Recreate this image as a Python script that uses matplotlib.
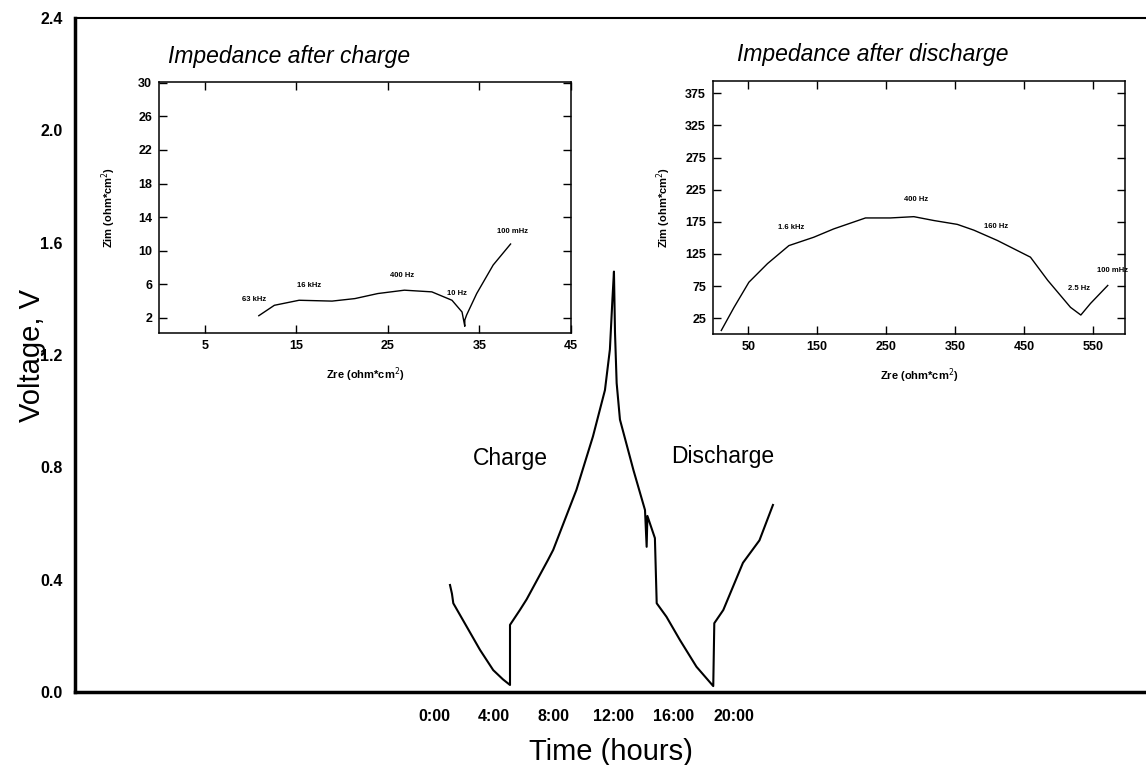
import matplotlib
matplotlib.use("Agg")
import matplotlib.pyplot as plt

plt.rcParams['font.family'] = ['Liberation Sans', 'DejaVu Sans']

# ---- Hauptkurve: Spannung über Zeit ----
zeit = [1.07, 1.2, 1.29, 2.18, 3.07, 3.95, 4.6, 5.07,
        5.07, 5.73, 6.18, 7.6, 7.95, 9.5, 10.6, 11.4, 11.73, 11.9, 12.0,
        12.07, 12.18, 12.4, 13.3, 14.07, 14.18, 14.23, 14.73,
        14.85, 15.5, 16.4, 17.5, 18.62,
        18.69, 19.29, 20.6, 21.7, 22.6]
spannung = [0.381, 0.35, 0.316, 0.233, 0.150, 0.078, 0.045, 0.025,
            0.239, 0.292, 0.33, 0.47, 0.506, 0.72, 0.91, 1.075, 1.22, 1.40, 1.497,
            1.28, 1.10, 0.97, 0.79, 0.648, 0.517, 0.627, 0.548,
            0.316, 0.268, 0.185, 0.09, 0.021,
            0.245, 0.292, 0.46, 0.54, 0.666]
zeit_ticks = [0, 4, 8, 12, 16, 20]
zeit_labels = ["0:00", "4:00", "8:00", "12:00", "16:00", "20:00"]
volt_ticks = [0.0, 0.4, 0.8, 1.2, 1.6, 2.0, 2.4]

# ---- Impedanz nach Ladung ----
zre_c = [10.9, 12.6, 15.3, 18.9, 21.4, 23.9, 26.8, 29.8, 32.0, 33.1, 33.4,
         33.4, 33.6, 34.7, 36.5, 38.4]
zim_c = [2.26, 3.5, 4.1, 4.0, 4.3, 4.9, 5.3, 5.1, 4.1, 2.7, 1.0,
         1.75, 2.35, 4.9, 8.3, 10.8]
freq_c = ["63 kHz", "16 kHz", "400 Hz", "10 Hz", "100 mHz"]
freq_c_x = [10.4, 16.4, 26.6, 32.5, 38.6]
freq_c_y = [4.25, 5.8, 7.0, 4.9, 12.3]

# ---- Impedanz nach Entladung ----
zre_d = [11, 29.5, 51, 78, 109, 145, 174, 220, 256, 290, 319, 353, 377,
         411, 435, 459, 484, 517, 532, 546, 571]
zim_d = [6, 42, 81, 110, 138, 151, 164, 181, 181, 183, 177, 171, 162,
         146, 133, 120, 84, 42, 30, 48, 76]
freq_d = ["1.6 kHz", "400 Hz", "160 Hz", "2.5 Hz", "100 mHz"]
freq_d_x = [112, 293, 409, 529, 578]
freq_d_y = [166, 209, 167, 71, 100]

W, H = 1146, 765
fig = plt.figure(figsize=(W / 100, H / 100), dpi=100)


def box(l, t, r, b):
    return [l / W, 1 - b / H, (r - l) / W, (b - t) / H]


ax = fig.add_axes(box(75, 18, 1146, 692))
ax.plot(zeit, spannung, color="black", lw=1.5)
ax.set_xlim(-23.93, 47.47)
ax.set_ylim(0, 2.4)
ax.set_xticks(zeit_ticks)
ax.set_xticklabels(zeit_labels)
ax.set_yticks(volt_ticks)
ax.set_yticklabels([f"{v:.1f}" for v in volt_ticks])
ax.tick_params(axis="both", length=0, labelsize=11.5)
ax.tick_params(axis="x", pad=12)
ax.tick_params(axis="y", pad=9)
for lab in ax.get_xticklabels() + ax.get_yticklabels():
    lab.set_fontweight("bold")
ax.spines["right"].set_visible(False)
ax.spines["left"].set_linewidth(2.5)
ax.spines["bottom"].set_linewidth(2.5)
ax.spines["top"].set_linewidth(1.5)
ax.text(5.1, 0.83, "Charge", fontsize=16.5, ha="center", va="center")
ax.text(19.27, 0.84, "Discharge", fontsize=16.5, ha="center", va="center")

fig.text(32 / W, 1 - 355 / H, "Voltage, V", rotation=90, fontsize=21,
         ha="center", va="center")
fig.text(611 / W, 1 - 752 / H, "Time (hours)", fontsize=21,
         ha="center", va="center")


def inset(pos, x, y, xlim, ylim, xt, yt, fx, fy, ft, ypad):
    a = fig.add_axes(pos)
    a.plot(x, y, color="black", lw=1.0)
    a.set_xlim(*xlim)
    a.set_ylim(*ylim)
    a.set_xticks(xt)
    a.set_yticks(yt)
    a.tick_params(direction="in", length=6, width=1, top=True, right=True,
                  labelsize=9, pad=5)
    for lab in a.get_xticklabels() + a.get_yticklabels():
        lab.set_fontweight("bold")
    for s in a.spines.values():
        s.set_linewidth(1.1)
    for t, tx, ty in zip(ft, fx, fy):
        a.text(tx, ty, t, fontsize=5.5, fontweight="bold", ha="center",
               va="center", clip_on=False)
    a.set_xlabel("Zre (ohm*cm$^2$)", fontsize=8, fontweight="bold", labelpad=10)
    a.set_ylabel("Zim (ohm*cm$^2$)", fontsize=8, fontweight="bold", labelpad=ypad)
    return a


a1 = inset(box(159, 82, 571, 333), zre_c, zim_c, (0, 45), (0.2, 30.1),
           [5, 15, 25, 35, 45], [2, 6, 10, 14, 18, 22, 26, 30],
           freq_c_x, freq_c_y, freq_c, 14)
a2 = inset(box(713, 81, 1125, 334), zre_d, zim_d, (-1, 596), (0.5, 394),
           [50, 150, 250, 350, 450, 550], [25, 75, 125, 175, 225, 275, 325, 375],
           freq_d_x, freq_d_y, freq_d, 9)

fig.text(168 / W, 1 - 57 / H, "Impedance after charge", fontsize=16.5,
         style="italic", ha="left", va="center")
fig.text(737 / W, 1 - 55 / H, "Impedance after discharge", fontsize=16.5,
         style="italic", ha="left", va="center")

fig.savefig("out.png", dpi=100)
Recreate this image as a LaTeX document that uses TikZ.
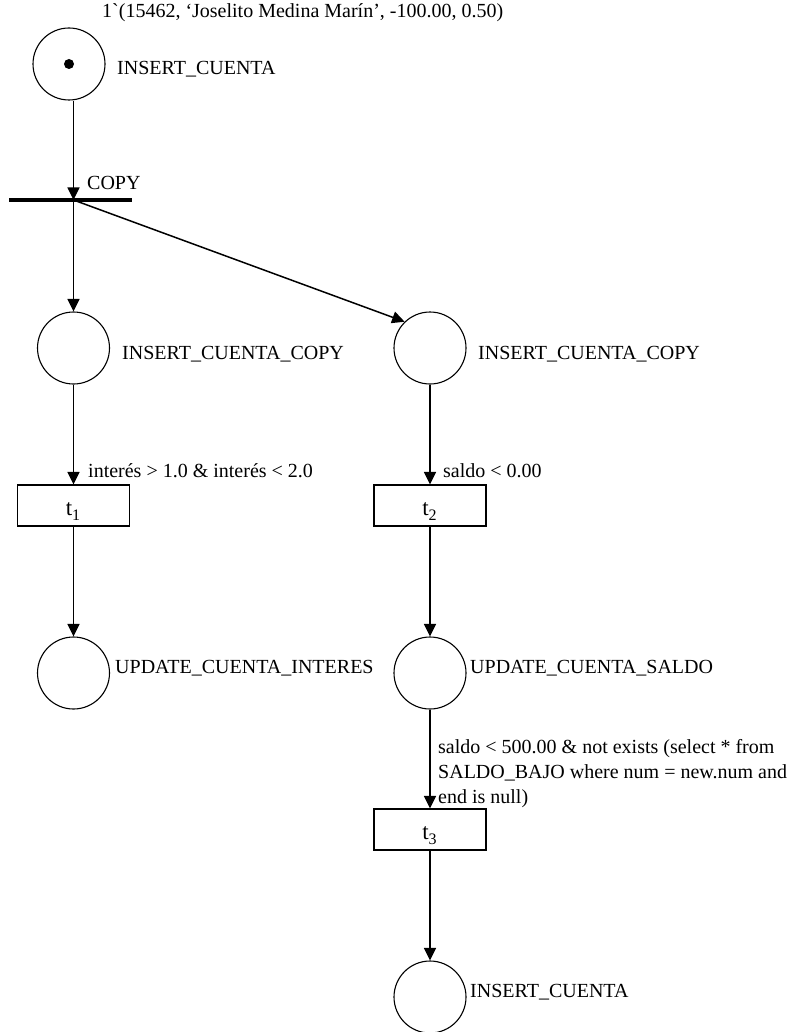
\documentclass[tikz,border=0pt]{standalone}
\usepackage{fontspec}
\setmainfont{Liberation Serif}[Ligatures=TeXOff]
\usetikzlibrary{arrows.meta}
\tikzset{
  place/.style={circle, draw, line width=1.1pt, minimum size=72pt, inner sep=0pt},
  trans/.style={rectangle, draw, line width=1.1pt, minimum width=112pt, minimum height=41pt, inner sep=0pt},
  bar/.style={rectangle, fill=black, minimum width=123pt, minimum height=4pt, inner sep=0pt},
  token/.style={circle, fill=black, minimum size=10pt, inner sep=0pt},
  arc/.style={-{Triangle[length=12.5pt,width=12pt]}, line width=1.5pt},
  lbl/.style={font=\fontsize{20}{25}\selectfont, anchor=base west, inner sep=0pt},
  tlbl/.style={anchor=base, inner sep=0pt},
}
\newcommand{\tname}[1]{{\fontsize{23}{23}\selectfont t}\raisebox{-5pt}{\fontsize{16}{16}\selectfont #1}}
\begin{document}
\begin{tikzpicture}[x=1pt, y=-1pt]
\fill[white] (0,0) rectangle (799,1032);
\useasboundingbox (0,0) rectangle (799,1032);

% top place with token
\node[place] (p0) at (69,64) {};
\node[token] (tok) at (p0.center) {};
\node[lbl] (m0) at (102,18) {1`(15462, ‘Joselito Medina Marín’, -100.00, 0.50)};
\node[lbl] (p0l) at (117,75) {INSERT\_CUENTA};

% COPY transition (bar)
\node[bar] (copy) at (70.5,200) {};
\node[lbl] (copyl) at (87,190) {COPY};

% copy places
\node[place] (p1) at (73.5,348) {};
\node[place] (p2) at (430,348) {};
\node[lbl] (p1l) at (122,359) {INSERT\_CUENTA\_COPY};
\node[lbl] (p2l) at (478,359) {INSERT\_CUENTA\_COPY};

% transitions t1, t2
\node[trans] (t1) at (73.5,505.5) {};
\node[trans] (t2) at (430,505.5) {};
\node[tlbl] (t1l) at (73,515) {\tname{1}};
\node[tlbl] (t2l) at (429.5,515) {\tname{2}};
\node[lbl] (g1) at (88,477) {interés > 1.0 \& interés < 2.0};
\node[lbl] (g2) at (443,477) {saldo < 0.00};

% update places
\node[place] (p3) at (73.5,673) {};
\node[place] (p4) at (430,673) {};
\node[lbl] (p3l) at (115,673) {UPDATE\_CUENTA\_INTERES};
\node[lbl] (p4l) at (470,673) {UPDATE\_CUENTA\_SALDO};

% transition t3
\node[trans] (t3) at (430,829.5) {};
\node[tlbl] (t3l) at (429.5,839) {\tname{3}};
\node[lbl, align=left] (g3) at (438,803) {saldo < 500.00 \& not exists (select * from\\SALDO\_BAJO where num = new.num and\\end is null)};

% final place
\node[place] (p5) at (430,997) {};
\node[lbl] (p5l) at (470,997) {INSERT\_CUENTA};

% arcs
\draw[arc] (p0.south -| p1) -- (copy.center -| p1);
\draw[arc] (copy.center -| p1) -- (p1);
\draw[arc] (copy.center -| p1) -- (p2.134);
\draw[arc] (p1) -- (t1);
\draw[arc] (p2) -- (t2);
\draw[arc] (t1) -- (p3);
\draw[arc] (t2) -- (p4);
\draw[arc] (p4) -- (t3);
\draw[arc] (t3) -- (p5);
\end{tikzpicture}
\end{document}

============

What is expected: Reproduce, word for word, every line from the start of the records down to and including the line with "freq_c_y = [4.25, 5.8, 7.0, 4.9, 12.3]"; skip the pictures.

Written solution:
Recreate this image as a Python script that uses matplotlib.
import matplotlib
matplotlib.use("Agg")
import matplotlib.pyplot as plt

plt.rcParams['font.family'] = ['Liberation Sans', 'DejaVu Sans']

# ---- Hauptkurve: Spannung über Zeit ----
zeit = [1.07, 1.2, 1.29, 2.18, 3.07, 3.95, 4.6, 5.07,
        5.07, 5.73, 6.18, 7.6, 7.95, 9.5, 10.6, 11.4, 11.73, 11.9, 12.0,
        12.07, 12.18, 12.4, 13.3, 14.07, 14.18, 14.23, 14.73,
        14.85, 15.5, 16.4, 17.5, 18.62,
        18.69, 19.29, 20.6, 21.7, 22.6]
spannung = [0.381, 0.35, 0.316, 0.233, 0.150, 0.078, 0.045, 0.025,
            0.239, 0.292, 0.33, 0.47, 0.506, 0.72, 0.91, 1.075, 1.22, 1.40, 1.497,
            1.28, 1.10, 0.97, 0.79, 0.648, 0.517, 0.627, 0.548,
            0.316, 0.268, 0.185, 0.09, 0.021,
            0.245, 0.292, 0.46, 0.54, 0.666]
zeit_ticks = [0, 4, 8, 12, 16, 20]
zeit_labels = ["0:00", "4:00", "8:00", "12:00", "16:00", "20:00"]
volt_ticks = [0.0, 0.4, 0.8, 1.2, 1.6, 2.0, 2.4]

# ---- Impedanz nach Ladung ----
zre_c = [10.9, 12.6, 15.3, 18.9, 21.4, 23.9, 26.8, 29.8, 32.0, 33.1, 33.4,
         33.4, 33.6, 34.7, 36.5, 38.4]
zim_c = [2.26, 3.5, 4.1, 4.0, 4.3, 4.9, 5.3, 5.1, 4.1, 2.7, 1.0,
         1.75, 2.35, 4.9, 8.3, 10.8]
freq_c = ["63 kHz", "16 kHz", "400 Hz", "10 Hz", "100 mHz"]
freq_c_x = [10.4, 16.4, 26.6, 32.5, 38.6]
freq_c_y = [4.25, 5.8, 7.0, 4.9, 12.3]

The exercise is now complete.